The women’s basketball game starts at 5:30 p.m.; the men’s basketball game starts at 7:30 p.m.

Phillips previously was director of the music department at the Harlem School of the Arts from 1999 to 2004. He was principal flute of the Houston Grand Opera Orchestra, and he played flute in the Broadway productions of Sunset Boulevard, Les Misérable, Miss Saigon, Beauty and the Beast, and Phantom of the Opera.

At Lincoln Center, he substituted in the New York City Opera Orchestra, played in the Stage Band at the Metropolitan Opera, and performed with the Brooklyn Philharmonic Orchestra’s Children’s Educational Concerts at BAM. He was the Martin Luther King-Cesar Chavez-Rosa Parks Visiting Professor at the University of Michigan.

“It’s an honor to have Mr. Phillips come to IUP and share his musical talent and his knowledge and perspectives about this beautiful anthem,” IUP Social Equity and Title IX Office Director Elise Glenn said.

“‘Lift Every Voice and Sing’” has been a meaningful part of our culture throughout the modern struggle for freedom and equality. It is my hope that the IUP community, and especially our students, will learn from this lecture how a song became an anthem affecting culture, society, history, the arts, and human progress. Mr.
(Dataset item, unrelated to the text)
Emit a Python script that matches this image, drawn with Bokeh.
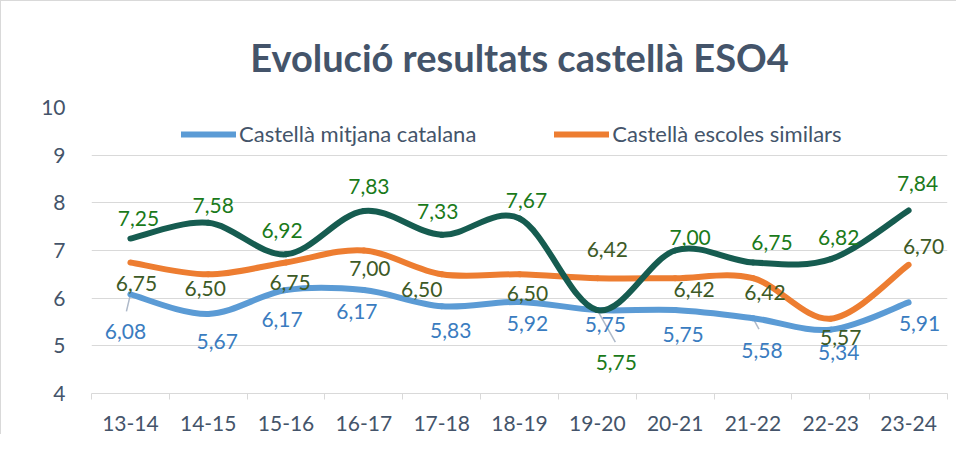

Phillips, with his musical talent and deep knowledge of the roots, genesis, and continued impact of ‘Lift Every Voice and Sing,’ will inspire all who attend,” she said.

The Pennsylvania State Athletic Conference (of which IUP is a member) and its Social Justice Taskforce has asked all member institutions to play or perform the song prior to the National Anthem before all contests in the PSAC during the month of February (Black History Month), “in keeping with our continued efforts to support justice, equity, diversity, and inclusion,” PSAC officials said.

In 2020, the National Football League approved playing or performing the anthem before every week one NFL game.